There was also 12-year-old Sabine Dardenne, in May 1996, near Tournai.

And in August 1996, 14-year-old Laetitia Delhez in Bertrix.

The police do not make a connection between these disappearances.

Then Dutroux reveals where he is keeping Laetitia and Sabine.

These are the only victims to live – raped, abused, drugged, but still alive.

Belgium has not yet learned the fates of Julie, Melissa, An and Eefje.

This infamous hiding place built by Dutroux is a cell just over two metres long, less than a metre wide and 1.64 high.

After eight months in here, Julie and Melissa are starved.

Their bodies and those of An and Eejfe – who have been buried while still alive – are found in two different gardens.
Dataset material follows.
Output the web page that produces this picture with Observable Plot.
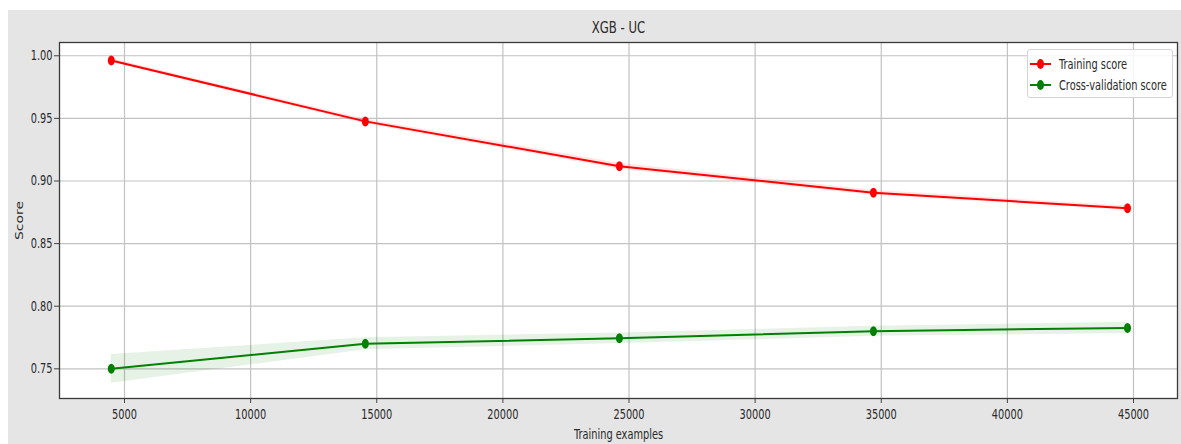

Belgium’s White March in October 1996 is in support of the families and against the failures of the people in the police and the justice system.

Some 300,000 marchers demand these be reformed.

There are allegations of a cover-up, of involvement in pedophilia right up to high-level politicians.

Adding to the anger, Dutroux manages to escape from custody in 1998, while he is allowed to check documents during a court appearance.

He is on the loose for three hours.

Belgium’s interior and justice ministers are forced to resign.

When finally Dutroux’s case is heard, starting in March 2004, seven years after his arrest, the Belgian media call it ‘the trial of the century’.

By June, the verdict: life for Dutroux; 25 years in prison for Lelièvre, and 30 years for Dutroux’s wife.

Michelle Martin let Julie and Melissa starve while her husband served four months in jail for the auto trafficking in 1996.